I was discussing with a friend the pressure I feel, as a pregnant woman, to live in a state of constant bliss, and I was pointed towards the recent New York Times article “America the Anxious.” The piece is written by a Brit, and discusses the American obsession with the pursuit of happiness. Author Ruth Whippman posits that this is a very American cultural trend, and for the British, “It’s not that we don’t want to be happy, it just seems somehow embarrassing to discuss it, and demeaning to chase it, like calling someone moments after a first date to ask them if they like you.” She comments on the difference between American and British Facebook postings: “Americans post links to inspirational stories, and parenting blogs packed with life lessons. (British parenting blogs tend to be packed with despair and feces.)” Right? So I wasn’t happy all the time. Fine. Normal, probably, given the strain of pregnancy. Excellent. I was going to stop being bullied into feeling happy when I wasn’t.

It’s this happiness expectation that is at the core of Jessica Valenti‘s new book Why Have Kids? The book is a well-researched and thoughtfully articulated feminist discussion of where, exactly, our expectations for parenting went off track. How our expectations of having kids become so exalted that real life could never fully live up?

I like a sharply written and argued book about parenting. I think the idea that we can only speak in whispered tones about how much we love every parenting choice is awful. I want as vigorous a debate around motherhood as I expect around any other major part of my life, and I don’t want that debate to be given the condescending label of “mommy wars.” This is a book that you may spend entire chapters disagreeing with—which I love. Why Have Kids? will join Anne Lamott’s Operating Instructions as the parenting book I give to every new mother in my life.

What Valenti explores in these pages, is the crux of what we’ve been discussing all week. How do we separate the cultural fiction and the total hyperbole that has sprung up around our current cult of motherhood, from reality? If American parents are increasingly unhappy, as studies show, is it possible that we’ve simply set our expectations of childrearing to unrealistic levels?

Valenti says, “The problem isn’t our children themselves; it’s the expectation of perfection, or, at the very least, overwhelming happiness. The seductive lie that parenting will fulfill our lives blinds Americans to the reality of having kids.” As someone who spends much of her life online, Valenti perfectly describes the overly perfected parenting I so often read about on blogs: “The expectation of a certain kind of parenthood—one where we’re perfect mothers who have perfect partners, where our biggest worry is whether or not to use cloth diapers—makes the real thing much more difficult to bear.”
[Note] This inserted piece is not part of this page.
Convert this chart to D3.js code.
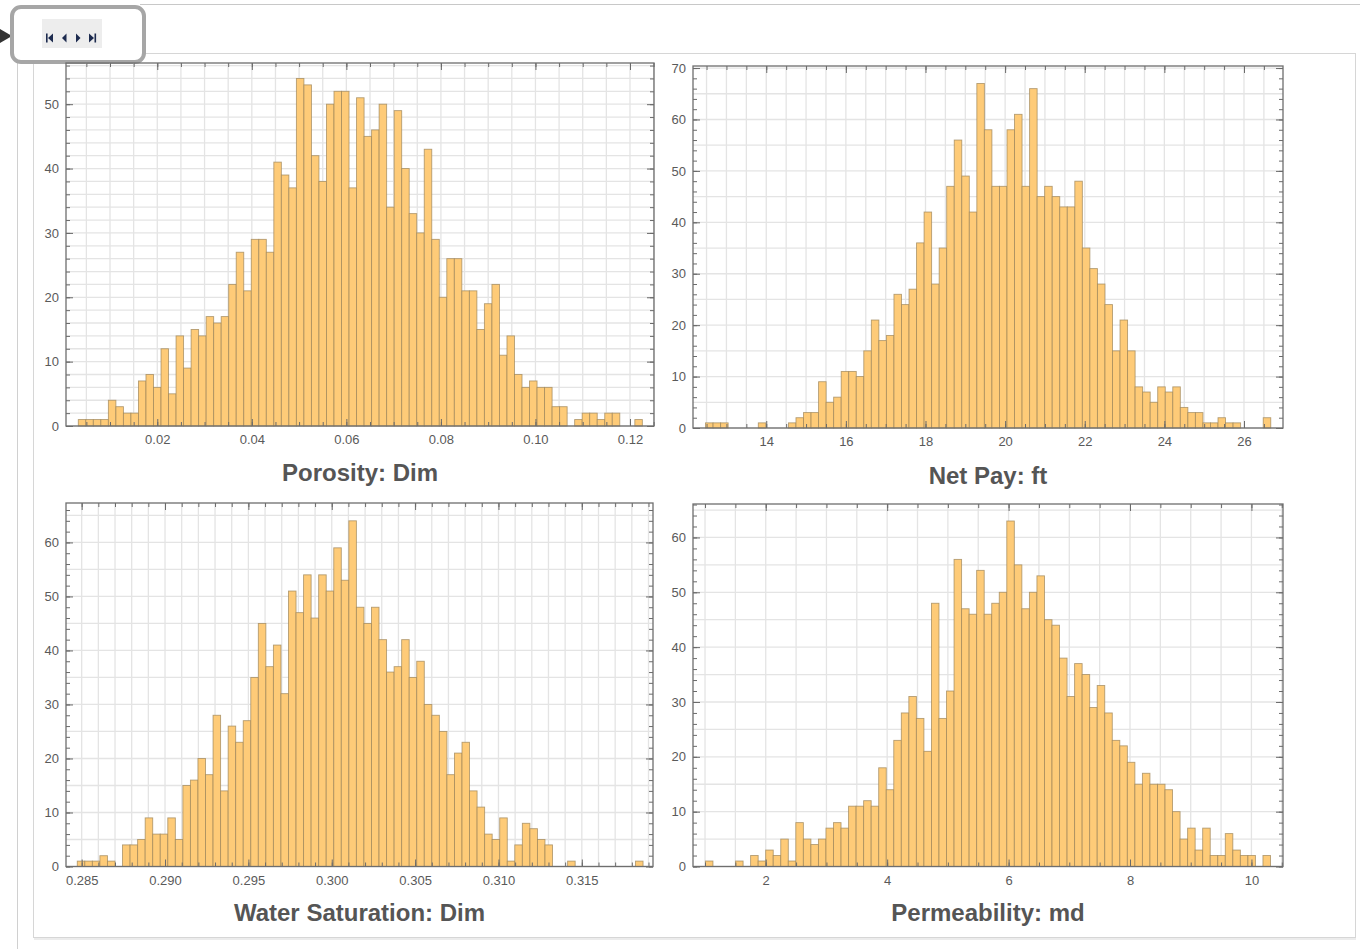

No kidding. I spent, I kid you not, at least a month in my early pregnancy worried that I didn’t care very much about cloth diapers. Not actually that we wouldn’t use them (jury is out on that), but that I didn’t care about them. I didn’t want to research them. I didn’t want to read about them. I was sticking to my life long ex-nanny policy that the less time you spent thinking about diapers, the better off you are. The fact that we’ve built a myth of motherhood where it is possible to feel guilty when you realize that you don’t care very much about what diaper you use, what stroller you have, or what your parenting philosophy is (mine: get the baby to stop crying when possible) points to something being out of whack. It points to the myth of motherhood obscuring the reality.

What Valenti talks about goes to the heart of the discussion we had yesterday. What do we expect from motherhood? What was historically required from motherhood? Are our expectations realistic? She points out, “Gone are the days of reproducing to have an extra pair of hands at the farm or family store. Parents expect their children to be their soul mates in the same way they expect of their spouse—they want children to make their lives and families complete. When these sweet little beings who are supposed to be the center of parents’ universe don’t manage to fulfill their lives completely, we come back to the most overwhelming sentiment of mothers across America: guilt.” As one of the wise mothers that I know recently advised me, start with a policy of refusing to feel guilty about anything, then proceed. And if I don’t expect my partner to live up the romantic comedy ideal of love (and I don’t), I need to dispense with the idea that the tiny being living inside me is my soul mate (which is a whole lot to require of a brand new person).

For me, the key part of the book is the feminist discussion of balancing motherhood with our lives. Valenti discusses the current pressures of Total Motherhood, and the way our cultural narrative, combined with a total lack of public policy promoting parental support, pushes mothers into a new and complete identity: All Consuming Motherhood. As she recently discussed in her excellent essay in The Nation, “I’m Not A Mother First,” Valenti says, “We also need a fundamental shift in the way we over-value mothering in women. Because if women continue to believe that the most important thing they can do is raise children—and that their children need to be the center of their universe—then the longer that American women will go unrecognized and undermined in public life, and the more frantic and perfectionist we’ll become in our private and parental lives.” More personal to me, the book revisits the idea that I touched on when I announced my pregnancy, “How insulting is it to suggest that the best thing women can do is raise other people to do incredible things? I’m betting some of those women would like to do great things of their own.”

*****

The first time I read the book, my nagging thought was that I wasn’t sure Valenti had answered the question “Why have kids?” But after yesterday’s comment discussion, I think not answering the question is the right answer. What we’re being sold in society is an idea that pregnancy and motherhood is an absolute. That it will make you happier than you’ve ever been. That it will be the hardest thing that you’ve ever done. That it will change the very essence of who you are, forever. And I’m just not sure that’s (always) true. I’m not sure it’s even a healthy expectation. Over the course of human history, motherhood was something that you did, largely because you didn’t have an option. Have unprotected sex from age eighteen on, and chances are reasonably good that you will end up with a kid, or two, or nine. (And if you didn’t end up with a kid, you often adopted the fifth, or eighth, or eleventh child from a relation’s family, a part of my personal family history.) Now that motherhood is a choice—one we debate heavily, and work to time impeccably, and often struggle with achieving—we want something more from it than just “life, but now with small people to love and care for.”

Why have kids? I’m not sure if there is a perfect answer for that question, one way or the other. And that, I think, is the point.